LordLaraby said:
If 'bankers rounding' is HALF_ROUND_EVEN, what is HALF_ROUND_UP? I
confess to never having heard the terms.
The terms are defined in the docs for the Context object:
http://docs.python.org/lib/decimal-decimal.html
The rounding option is one of:
------------------------------
ROUND_CEILING (towards Infinity),
ROUND_DOWN (towards zero),
ROUND_FLOOR (towards -Infinity),
ROUND_HALF_DOWN (to nearest with ties going towards zero),
ROUND_HALF_EVEN (to nearest with ties going to nearest even integer),
ROUND_HALF_UP (to nearest with ties going away from zero), or
ROUND_UP (away from zero).
I usually do: Y = int(X + 0.5) scaled to proper # of decimal places.
Which type of rounding is this? If either.

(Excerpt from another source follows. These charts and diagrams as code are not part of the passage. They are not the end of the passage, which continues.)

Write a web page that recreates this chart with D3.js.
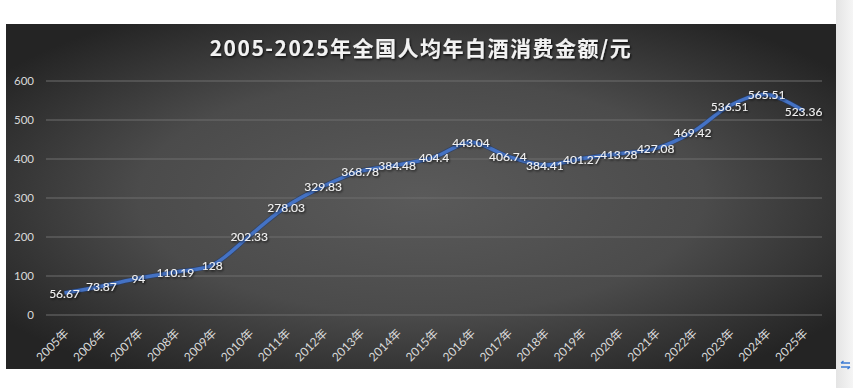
<!DOCTYPE html>
<html>
<head>
<meta charset="utf-8">
<script src="https://cdn.jsdelivr.net/npm/d3@7"></script>
<style>
  html, body { margin:0; padding:0; background:#fff; }
  svg { display:block; }
</style>
</head>
<body>
<svg id="chart" width="853" height="388"></svg>
<script>
const years = ["2005年","2006年","2007年","2008年","2009年","2010年","2011年","2012年","2013年","2014年","2015年",
  "2016年","2017年","2018年","2019年","2020年","2021年","2022年","2023年","2024年","2025年"];
const values = [56.67,73.87,94,110.19,128,202.33,278.03,329.83,368.78,384.48,404.4,
  443.04,406.74,384.41,401.27,413.28,427.08,469.42,536.51,565.51,523.36];
const labels = ["56.67","73.87","94","110.19","128","202.33","278.03","329.83","368.78","384.48","404.4",
  "443.04","406.74","384.41","401.27","413.28","427.08","469.42","536.51","565.51","523.36"];
const yTicks = [0,100,200,300,400,500,600];
const title = "2005-2025年全国人均年白酒消费金额/元";

const svg = d3.select("#chart");
const FONT = "Lato, 'Noto Sans CJK SC', sans-serif";

const defs = svg.append("defs");
const rg = defs.append("radialGradient").attr("id","bg")
  .attr("cx","50%").attr("cy","50%").attr("r","62%");
rg.append("stop").attr("offset","0%").attr("stop-color","#5a5a5a");
rg.append("stop").attr("offset","55%").attr("stop-color","#4b4b4b");
rg.append("stop").attr("offset","100%").attr("stop-color","#242424");

const side = defs.append("linearGradient").attr("id","side").attr("x1","0").attr("x2","1");
side.append("stop").attr("offset","0%").attr("stop-color","#e4e4e4");
side.append("stop").attr("offset","100%").attr("stop-color","#f5f5f5");

const sh = defs.append("filter").attr("id","shadow").attr("x","-20%").attr("y","-40%").attr("width","140%").attr("height","180%");
sh.append("feDropShadow").attr("dx",1).attr("dy",1.2).attr("stdDeviation",0.9).attr("flood-color","#000").attr("flood-opacity",0.85);

// side strip + small icon
svg.append("rect").attr("x",836).attr("y",0).attr("width",17).attr("height",388).attr("fill","url(#side)");
const icon = svg.append("g").attr("transform","translate(840,361)").attr("stroke","#3b7bd4").attr("stroke-width",1.4).attr("fill","none");
icon.append("path").attr("d","M1 2 H10 M1 2 L3.5 0 M1 6 H10 M10 6 L7.5 8");

// chart background
svg.append("rect").attr("x",6).attr("y",24).attr("width",830).attr("height",345).attr("fill","url(#bg)");

const x = d3.scaleBand().domain(years).range([46, 822]);
const y = d3.scaleLinear().domain([0, 600]).range([315, 81]);

// gridlines
svg.append("g").selectAll("line").data(yTicks).join("line")
  .attr("x1",46).attr("x2",822)
  .attr("y1",d=>y(d)).attr("y2",d=>y(d))
  .attr("stroke","#6e6e6e").attr("stroke-width",1);

// y axis
const yAxis = svg.append("g").attr("transform","translate(34,0)")
  .call(d3.axisLeft(y).tickValues(yTicks).tickSize(0).tickPadding(0));
yAxis.select(".domain").remove();
yAxis.selectAll("text").attr("fill","#d9d9d9").style("font-size","11.5px").style("font-family",FONT);

// x axis
const xAxis = svg.append("g").attr("transform","translate(0,315)")
  .call(d3.axisBottom(x).tickSize(0).tickPadding(0));
xAxis.select(".domain").remove();
xAxis.selectAll("text")
  .attr("fill","#d9d9d9").style("font-size","12px").style("font-family",FONT)
  .attr("text-anchor","end").attr("dy",0).attr("y",0)
  .attr("transform","translate(5,19) rotate(-45)");

// title
svg.append("text").attr("x",421).attr("y",56).attr("text-anchor","middle")
  .attr("fill","#f2f2f2").attr("filter","url(#shadow)")
  .style("font-size","21px").style("font-weight","bold").style("letter-spacing","1.5px")
  .style("font-family","'Noto Sans CJK SC', sans-serif")
  .text(title);

// line
const pts = years.map((d,i)=>[x(d)+x.bandwidth()/2, y(values[i])]);
const line = d3.line().curve(d3.curveCatmullRom.alpha(0.5));
svg.append("path").attr("d",line(pts)).attr("fill","none")
  .attr("stroke","#1f3a6e").attr("stroke-width",5).attr("stroke-linejoin","round").attr("opacity",0.6);
svg.append("path").attr("d",line(pts)).attr("fill","none")
  .attr("stroke","#4472C4").attr("stroke-width",3.5).attr("stroke-linejoin","round");

// data labels
svg.append("g").selectAll("text").data(years).join("text")
  .attr("x",(d)=>x(d)+x.bandwidth()/2)
  .attr("y",(d,i)=>y(values[i])+5)
  .attr("text-anchor","middle")
  .attr("fill","#f2f2f2").attr("filter","url(#shadow)")
  .style("font-size","12px").style("font-family",FONT)
  .text((d,i)=>labels[i]);
</script>
</body>
</html>
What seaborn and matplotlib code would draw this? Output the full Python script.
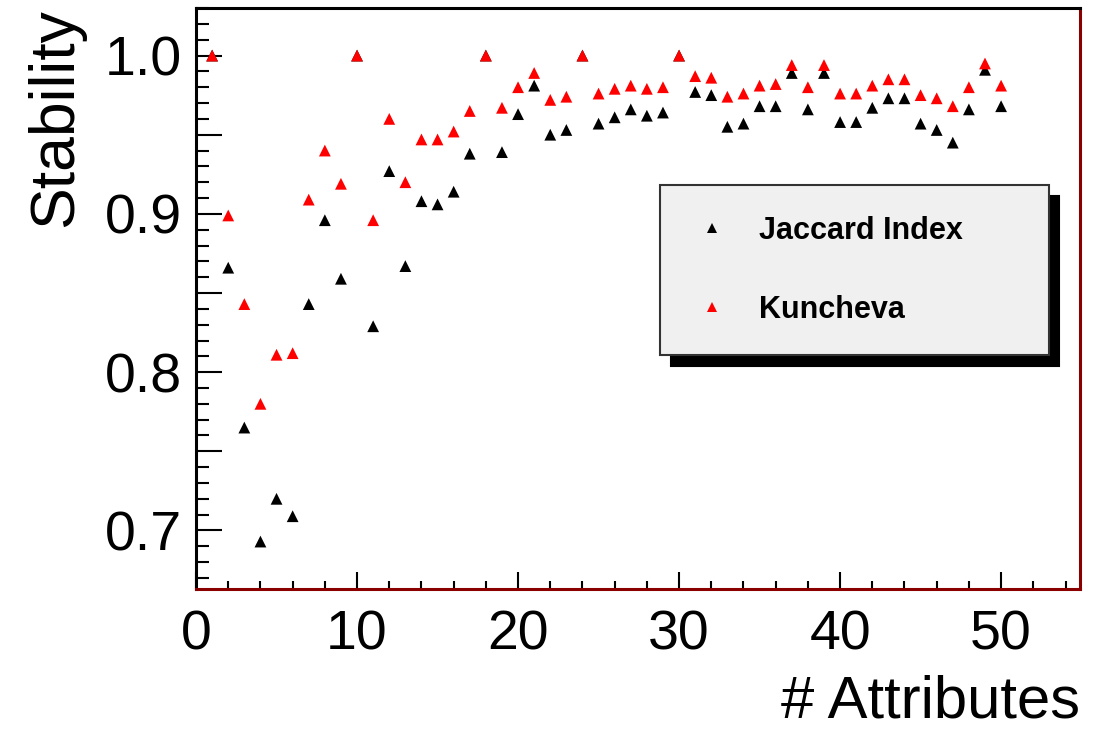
import pandas as pd
import matplotlib
matplotlib.use("Agg")
import matplotlib.pyplot as plt
import matplotlib.ticker as mticker
from matplotlib.patches import Shadow
import seaborn as sns

# --- Data ---
n_attributes = list(range(1, 51))
jaccard = [1.0, 0.866, 0.765, 0.693, 0.720, 0.709, 0.843, 0.896, 0.859, 1.0,
           0.829, 0.927, 0.867, 0.908, 0.906, 0.914, 0.938, 1.0, 0.939, 0.963,
           0.981, 0.950, 0.953, 1.0, 0.957, 0.961, 0.966, 0.962, 0.964, 1.0,
           0.977, 0.975, 0.955, 0.957, 0.968, 0.968, 0.989, 0.966, 0.989, 0.958,
           0.958, 0.967, 0.973, 0.973, 0.957, 0.953, 0.945, 0.966, 0.991, 0.968]
kuncheva = [1.0, 0.899, 0.843, 0.780, 0.811, 0.812, 0.909, 0.940, 0.919, 1.0,
            0.896, 0.960, 0.920, 0.947, 0.947, 0.952, 0.965, 1.0, 0.967, 0.980,
            0.989, 0.972, 0.974, 1.0, 0.976, 0.979, 0.981, 0.979, 0.980, 1.0,
            0.987, 0.986, 0.974, 0.976, 0.981, 0.982, 0.994, 0.980, 0.994, 0.976,
            0.976, 0.981, 0.985, 0.985, 0.975, 0.973, 0.968, 0.980, 0.995, 0.981]
series_names = ["Jaccard Index", "Kuncheva"]

df = pd.concat([
    pd.DataFrame({"attributes": n_attributes, "stability": jaccard, "measure": series_names[0]}),
    pd.DataFrame({"attributes": n_attributes, "stability": kuncheva, "measure": series_names[1]}),
], ignore_index=True)

# --- Style ---
sns.set_theme(style="white")
plt.rcParams["font.family"] = ["Liberation Sans", "DejaVu Sans"]
plt.rcParams["text.color"] = "black"
plt.rcParams["axes.labelcolor"] = "black"
plt.rcParams["xtick.color"] = "black"
plt.rcParams["ytick.color"] = "black"

fig = plt.figure(figsize=(10.97, 7.34), dpi=100)
ax = fig.add_axes([0.1787, 0.1975, 0.8058, 0.7915])

sns.scatterplot(data=df, x="attributes", y="stability", hue="measure",
                hue_order=series_names, palette=["black", "#ff0000"],
                marker="^", s=72, linewidth=0, ax=ax)

ax.set_xlim(0, 54.9)
ax.set_ylim(0.663, 1.030)

# ROOT-like ticks
ax.xaxis.set_major_locator(mticker.MultipleLocator(10))
ax.xaxis.set_minor_locator(mticker.MultipleLocator(2))
ax.yaxis.set_major_locator(mticker.MultipleLocator(0.05))
ax.yaxis.set_minor_locator(mticker.MultipleLocator(0.01))
ax.yaxis.set_major_formatter(mticker.FuncFormatter(
    lambda v, p: f"{v:.1f}" if abs(v * 10 - round(v * 10)) < 1e-6 else ""))
ax.tick_params(axis="x", which="major", direction="in", length=12, width=1.5,
               labelsize=40, pad=15, bottom=True, top=False)
ax.tick_params(axis="x", which="minor", direction="in", length=6, width=1.5,
               bottom=True, top=False)
ax.tick_params(axis="y", which="major", direction="in", length=19, width=1.5,
               labelsize=40, pad=10, left=True, right=False)
ax.tick_params(axis="y", which="minor", direction="in", length=9, width=1.5,
               left=True, right=False)

for side in ["top", "left"]:
    ax.spines[side].set_color("black")
    ax.spines[side].set_linewidth(2.2)
for side in ["bottom", "right"]:
    ax.spines[side].set_color("#8a0000")
    ax.spines[side].set_linewidth(2.2)

ax.set_xlabel("# Attributes", fontsize=43, loc="right", labelpad=9)
ax.set_ylabel("Stability", fontsize=45, loc="top", labelpad=14)

# Legend with hard drop shadow
leg = ax.legend(loc="upper left", bbox_to_anchor=(0.525, 0.695, 0.44, 0.0),
                mode="expand", borderaxespad=0, frameon=True, fancybox=False,
                prop={"size": 22, "weight": "bold"}, markerscale=0.85,
                borderpad=1.0, handlelength=1.4, handletextpad=0.85,
                labelspacing=1.6, title=None)
leg.get_frame().set_facecolor("#f0f0f0")
leg.get_frame().set_edgecolor("#333333")
leg.get_frame().set_linewidth(1.5)
leg.get_frame().set_alpha(1)
leg.set_zorder(6)

fig.canvas.draw()
shadow = Shadow(leg.legendPatch, 7.5, -7.5, color="black", alpha=1)
shadow.set_zorder(5.5)
ax.add_artist(shadow)

plt.savefig("out.png", dpi=100)
plt.close()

The interpreter shows that ties are rounded down towards zero:
[int(x + 0.5) for x in range(-5, 6)]
[-4, -3, -2, -1, 0, 0, 1, 2, 3, 4, 5]
Or more explicitly:
...
int(-5 + 0.5) == int(-4.5) => -4
int(-4 + 0.5) == int(-3.5) => -3
int(-3 + 0.5) == int(-2.5) => -2
int(-2 + 0.5) == int(-1.5) => -1
int(-1 + 0.5) == int(-0.5) => 0
int( 0 + 0.5) == int( 0.5) => 0
int( 1 + 0.5) == int( 1.5) => 1
int( 2 + 0.5) == int( 2.5) => 2
int( 3 + 0.5) == int( 3.5) => 3
int( 4 + 0.5) == int( 4.5) => 4
int( 5 + 0.5) == int( 5.5) => 5
So one must be careful not to use int to convert relative screen positions to relative pixel deltas
to add to some pixel screen position, even when it's a single add that can't accumulate error or
round differentely after the add.
I guess one would want ...
int(math.floor(-4.5)) => -5
int(math.floor(-3.5)) => -4
int(math.floor(-2.5)) => -3
int(math.floor(-1.5)) => -2
int(math.floor(-0.5)) => -1
int(math.floor( 0.5)) => 0
int(math.floor( 1.5)) => 1
int(math.floor( 2.5)) => 2
int(math.floor( 3.5)) => 3
int(math.floor( 4.5)) => 4
int(math.floor( 5.5)) => 5
Which ISTM is the way some other int conversions have worked, but I can't recall the context ATM.
I.e., just trim the fractional bits from the theoretical fixed point twos complement number, which
always subtracts those positive-value fractional bits algebraically.